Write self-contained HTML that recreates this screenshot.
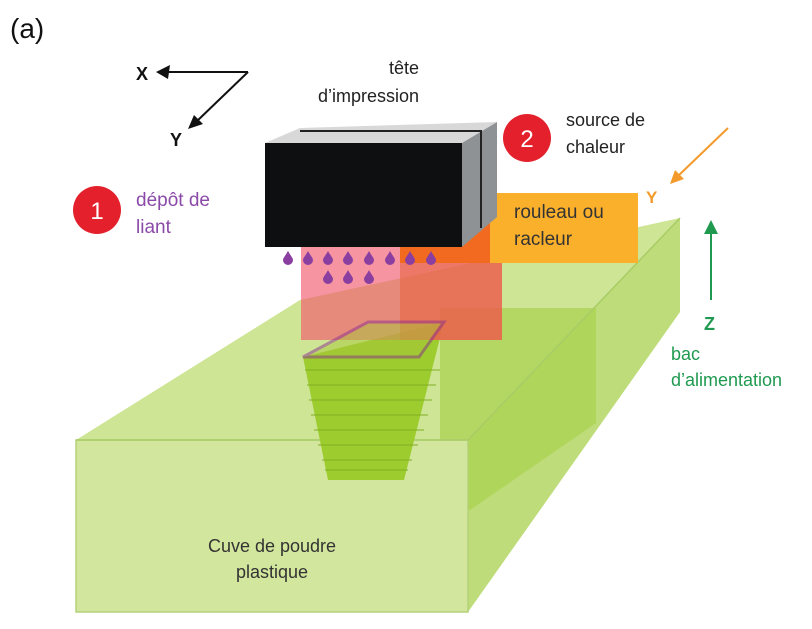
<!DOCTYPE html>
<html><head><meta charset="utf-8"><style>
body{margin:0;background:#fff}
svg{display:block}
text{font-family:"Liberation Sans",sans-serif}
</style></head><body>
<svg width="812" height="629" viewBox="0 0 812 629" xmlns="http://www.w3.org/2000/svg">
<rect width="812" height="629" fill="#fff"/>
<text x="10" y="38" font-size="28" fill="#111">(a)</text>
<!-- axes -->
<g stroke="#111" stroke-width="2" fill="none">
<line x1="248" y1="72" x2="165" y2="72"/>
<line x1="248" y1="72" x2="196" y2="122"/>
</g>
<polygon points="156,72 170,65 168,79" fill="#111"/>
<polygon points="188,129 194,115 203,124" fill="#111"/>
<text x="136" y="80" font-size="18" font-weight="bold" fill="#111">X</text>
<text x="170" y="146" font-size="18" font-weight="bold" fill="#111">Y</text>
<text x="419" y="74" font-size="18" fill="#222" text-anchor="end">tête</text>
<text x="419" y="102" font-size="18" fill="#222" text-anchor="end">d’impression</text>
<!-- big box -->
<polygon points="76,440 300,300 680,218 468,440" fill="#c8e28a" opacity="0.9"/>
<polygon points="468,440 680,218 680,312 468,612" fill="#b7d86c" opacity="0.9"/>
<polygon points="440,308 596,308 596,423 470,510 440,510" fill="#a9d14e" opacity="0.7"/>
<rect x="76" y="440" width="392" height="172" fill="#d3e69d" stroke="#b5d27a" stroke-width="1.5"/>
<line x1="76" y1="440" x2="468" y2="440" stroke="#a8cc66" stroke-width="1.5"/>
<line x1="468" y1="440" x2="680" y2="218" stroke="#a8cc66" stroke-width="1.5"/>
<text x="272" y="552" font-size="18" fill="#333" text-anchor="middle">Cuve de poudre</text>
<text x="272" y="578" font-size="18" fill="#333" text-anchor="middle">plastique</text>
<!-- stack -->
<polygon points="303,357 444,322 404,480 328,480" fill="#9ccc2e"/>
<g stroke="#7fae22" stroke-width="1">
<line x1="305" y1="370" x2="440" y2="370"/><line x1="307" y1="385" x2="436" y2="385"/>
<line x1="309" y1="400" x2="432" y2="400"/><line x1="311" y1="415" x2="428" y2="415"/>
<line x1="314" y1="430" x2="424" y2="430"/><line x1="318" y1="445" x2="418" y2="445"/>
<line x1="322" y1="460" x2="412" y2="460"/><line x1="325" y1="470" x2="408" y2="470"/>
</g>
<!-- beam -->
<rect x="301" y="245" width="201" height="95" fill="#f25a6e" opacity="0.65"/>
<polygon points="400,245 490,217 502,217 502,263 400,263" fill="#f26a1f"/>
<polygon points="400,263 502,263 502,340 400,340" fill="#e8603a" opacity="0.55"/>
<polygon points="368,322 444,322 419,357 303,357" fill="#a8c83a" opacity="0.5" stroke="#8b2e8f" stroke-width="3"/>
<!-- roller -->
<rect x="490" y="193" width="148" height="70" fill="#fbb02c"/>
<text x="514" y="218" font-size="19" fill="#333">rouleau ou</text>
<text x="514" y="245" font-size="19" fill="#333">racleur</text>
<!-- head -->
<polygon points="265,143 300,128 497,122 462,143" fill="#d8d8d8"/>
<polygon points="462,143 497,122 497,217 462,247" fill="#8e9294"/>
<line x1="300" y1="131" x2="482" y2="131" stroke="#222" stroke-width="2"/>
<line x1="481" y1="131" x2="481" y2="228" stroke="#222" stroke-width="2"/>
<rect x="265" y="143" width="197" height="104" fill="#0e0f11"/>
<!-- drops -->
<g fill="#8a3fa0">
<path d="M288,251 q-5,8 0,12 q5,-4 0,-12z" transform="translate(0,0)"/>
</g>
<g fill="#8a3fa0" id="d">
<path d="M288,251 c-2,4 -5,7 -5,9 a5,5 0 0 0 10,0 c0,-2 -3,-5 -5,-9z"/>
<path d="M308,251 c-2,4 -5,7 -5,9 a5,5 0 0 0 10,0 c0,-2 -3,-5 -5,-9z"/>
<path d="M328,251 c-2,4 -5,7 -5,9 a5,5 0 0 0 10,0 c0,-2 -3,-5 -5,-9z"/>
<path d="M348,251 c-2,4 -5,7 -5,9 a5,5 0 0 0 10,0 c0,-2 -3,-5 -5,-9z"/>
<path d="M369,251 c-2,4 -5,7 -5,9 a5,5 0 0 0 10,0 c0,-2 -3,-5 -5,-9z"/>
<path d="M390,251 c-2,4 -5,7 -5,9 a5,5 0 0 0 10,0 c0,-2 -3,-5 -5,-9z"/>
<path d="M410,251 c-2,4 -5,7 -5,9 a5,5 0 0 0 10,0 c0,-2 -3,-5 -5,-9z"/>
<path d="M431,251 c-2,4 -5,7 -5,9 a5,5 0 0 0 10,0 c0,-2 -3,-5 -5,-9z"/>
<path d="M328,270 c-2,4 -5,7 -5,9 a5,5 0 0 0 10,0 c0,-2 -3,-5 -5,-9z"/>
<path d="M348,270 c-2,4 -5,7 -5,9 a5,5 0 0 0 10,0 c0,-2 -3,-5 -5,-9z"/>
<path d="M369,270 c-2,4 -5,7 -5,9 a5,5 0 0 0 10,0 c0,-2 -3,-5 -5,-9z"/>
</g>
<!-- circles -->
<circle cx="97" cy="210" r="24" fill="#e3202c"/>
<text x="97" y="219" font-size="24" fill="#fff" text-anchor="middle">1</text>
<text x="136" y="206" font-size="19" fill="#8b4aa8">dépôt de</text>
<text x="136" y="233" font-size="19" fill="#8b4aa8">liant</text>
<circle cx="527" cy="138" r="24" fill="#e3202c"/>
<text x="527" y="147" font-size="24" fill="#fff" text-anchor="middle">2</text>
<text x="566" y="126" font-size="18" fill="#222">source de</text>
<text x="566" y="153" font-size="18" fill="#222">chaleur</text>
<!-- orange arrow -->
<line x1="728" y1="128" x2="678" y2="176" stroke="#f39a2a" stroke-width="2"/>
<polygon points="670,184 675,170 684,179" fill="#f39a2a"/>
<text x="646" y="203" font-size="17" font-weight="bold" fill="#f39a2a">Y</text>
<!-- green arrow -->
<line x1="711" y1="300" x2="711" y2="232" stroke="#1f9a50" stroke-width="2"/>
<polygon points="711,220 704,234 718,234" fill="#1f9a50"/>
<text x="704" y="330" font-size="18" font-weight="bold" fill="#1f9a50">Z</text>
<text x="671" y="360" font-size="18" fill="#1f9a50">bac</text>
<text x="671" y="386" font-size="18" fill="#1f9a50">d’alimentation</text>
</svg>
</body></html>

###

Exercise description: Give every line back word for word and leave the pictures out.

Exercise answer:
Write self-contained HTML that recreates this screenshot.
<!DOCTYPE html>
<html><head><meta charset="utf-8"><style>
body{margin:0;background:#fff}
svg{display:block}
text{font-family:"Liberation Sans",sans-serif}
</style></head><body>
<svg width="812" height="629" viewBox="0 0 812 629" xmlns="http://www.w3.org/2000/svg">
<rect width="812" height="629" fill="#fff"/>
<text x="10" y="38" font-size="28" fill="#111">(a)</text>
<!-- axes -->
<g stroke="#111" stroke-width="2" fill="none">
<line x1="248" y1="72" x2="165" y2="72"/>
<line x1="248" y1="72" x2="196" y2="122"/>
</g>
<polygon points="156,72 170,65 168,79" fill="#111"/>
<polygon points="188,129 194,115 203,124" fill="#111"/>
<text x="136" y="80" font-size="18" font-weight="bold" fill="#111">X</text>
<text x="170" y="146" font-size="18" font-weight="bold" fill="#111">Y</text>
<text x="419" y="74" font-size="18" fill="#222" text-anchor="end">tête</text>
<text x="419" y="102" font-size="18" fill="#222" text-anchor="end">d’impression</text>
<!-- big box -->
<polygon points="76,440 300,300 680,218 468,440" fill="#c8e28a" opacity="0.9"/>
<polygon points="468,440 680,218 680,312 468,612" fill="#b7d86c" opacity="0.9"/>
<polygon points="440,308 596,308 596,423 470,510 440,510" fill="#a9d14e" opacity="0.7"/>
<rect x="76" y="440" width="392" height="172" fill="#d3e69d" stroke="#b5d27a" stroke-width="1.5"/>
<line x1="76" y1="440" x2="468" y2="440" stroke="#a8cc66" stroke-width="1.5"/>
<line x1="468" y1="440" x2="680" y2="218" stroke="#a8cc66" stroke-width="1.5"/>
<text x="272" y="552" font-size="18" fill="#333" text-anchor="middle">Cuve de poudre</text>
<text x="272" y="578" font-size="18" fill="#333" text-anchor="middle">plastique</text>
<!-- stack -->
<polygon points="303,357 444,322 404,480 328,480" fill="#9ccc2e"/>
<g stroke="#7fae22" stroke-width="1">
<line x1="305" y1="370" x2="440" y2="370"/><line x1="307" y1="385" x2="436" y2="385"/>
<line x1="309" y1="400" x2="432" y2="400"/><line x1="311" y1="415" x2="428" y2="415"/>
<line x1="314" y1="430" x2="424" y2="430"/><line x1="318" y1="445" x2="418" y2="445"/>
<line x1="322" y1="460" x2="412" y2="460"/><line x1="325" y1="470" x2="408" y2="470"/>
</g>
<!-- beam -->
<rect x="301" y="245" width="201" height="95" fill="#f25a6e" opacity="0.65"/>
<polygon points="400,245 490,217 502,217 502,263 400,263" fill="#f26a1f"/>
<polygon points="400,263 502,263 502,340 400,340" fill="#e8603a" opacity="0.55"/>
<polygon points="368,322 444,322 419,357 303,357" fill="#a8c83a" opacity="0.5" stroke="#8b2e8f" stroke-width="3"/>
<!-- roller -->
<rect x="490" y="193" width="148" height="70" fill="#fbb02c"/>
<text x="514" y="218" font-size="19" fill="#333">rouleau ou</text>
<text x="514" y="245" font-size="19" fill="#333">racleur</text>
<!-- head -->
<polygon points="265,143 300,128 497,122 462,143" fill="#d8d8d8"/>
<polygon points="462,143 497,122 497,217 462,247" fill="#8e9294"/>
<line x1="300" y1="131" x2="482" y2="131" stroke="#222" stroke-width="2"/>
<line x1="481" y1="131" x2="481" y2="228" stroke="#222" stroke-width="2"/>
<rect x="265" y="143" width="197" height="104" fill="#0e0f11"/>
<!-- drops -->
<g fill="#8a3fa0">
<path d="M288,251 q-5,8 0,12 q5,-4 0,-12z" transform="translate(0,0)"/>
</g>
<g fill="#8a3fa0" id="d">
<path d="M288,251 c-2,4 -5,7 -5,9 a5,5 0 0 0 10,0 c0,-2 -3,-5 -5,-9z"/>
<path d="M308,251 c-2,4 -5,7 -5,9 a5,5 0 0 0 10,0 c0,-2 -3,-5 -5,-9z"/>
<path d="M328,251 c-2,4 -5,7 -5,9 a5,5 0 0 0 10,0 c0,-2 -3,-5 -5,-9z"/>
<path d="M348,251 c-2,4 -5,7 -5,9 a5,5 0 0 0 10,0 c0,-2 -3,-5 -5,-9z"/>
<path d="M369,251 c-2,4 -5,7 -5,9 a5,5 0 0 0 10,0 c0,-2 -3,-5 -5,-9z"/>
<path d="M390,251 c-2,4 -5,7 -5,9 a5,5 0 0 0 10,0 c0,-2 -3,-5 -5,-9z"/>
<path d="M410,251 c-2,4 -5,7 -5,9 a5,5 0 0 0 10,0 c0,-2 -3,-5 -5,-9z"/>
<path d="M431,251 c-2,4 -5,7 -5,9 a5,5 0 0 0 10,0 c0,-2 -3,-5 -5,-9z"/>
<path d="M328,270 c-2,4 -5,7 -5,9 a5,5 0 0 0 10,0 c0,-2 -3,-5 -5,-9z"/>
<path d="M348,270 c-2,4 -5,7 -5,9 a5,5 0 0 0 10,0 c0,-2 -3,-5 -5,-9z"/>
<path d="M369,270 c-2,4 -5,7 -5,9 a5,5 0 0 0 10,0 c0,-2 -3,-5 -5,-9z"/>
</g>
<!-- circles -->
<circle cx="97" cy="210" r="24" fill="#e3202c"/>
<text x="97" y="219" font-size="24" fill="#fff" text-anchor="middle">1</text>
<text x="136" y="206" font-size="19" fill="#8b4aa8">dépôt de</text>
<text x="136" y="233" font-size="19" fill="#8b4aa8">liant</text>
<circle cx="527" cy="138" r="24" fill="#e3202c"/>
<text x="527" y="147" font-size="24" fill="#fff" text-anchor="middle">2</text>
<text x="566" y="126" font-size="18" fill="#222">source de</text>
<text x="566" y="153" font-size="18" fill="#222">chaleur</text>
<!-- orange arrow -->
<line x1="728" y1="128" x2="678" y2="176" stroke="#f39a2a" stroke-width="2"/>
<polygon points="670,184 675,170 684,179" fill="#f39a2a"/>
<text x="646" y="203" font-size="17" font-weight="bold" fill="#f39a2a">Y</text>
<!-- green arrow -->
<line x1="711" y1="300" x2="711" y2="232" stroke="#1f9a50" stroke-width="2"/>
<polygon points="711,220 704,234 718,234" fill="#1f9a50"/>
<text x="704" y="330" font-size="18" font-weight="bold" fill="#1f9a50">Z</text>
<text x="671" y="360" font-size="18" fill="#1f9a50">bac</text>
<text x="671" y="386" font-size="18" fill="#1f9a50">d’alimentation</text>
</svg>
</body></html>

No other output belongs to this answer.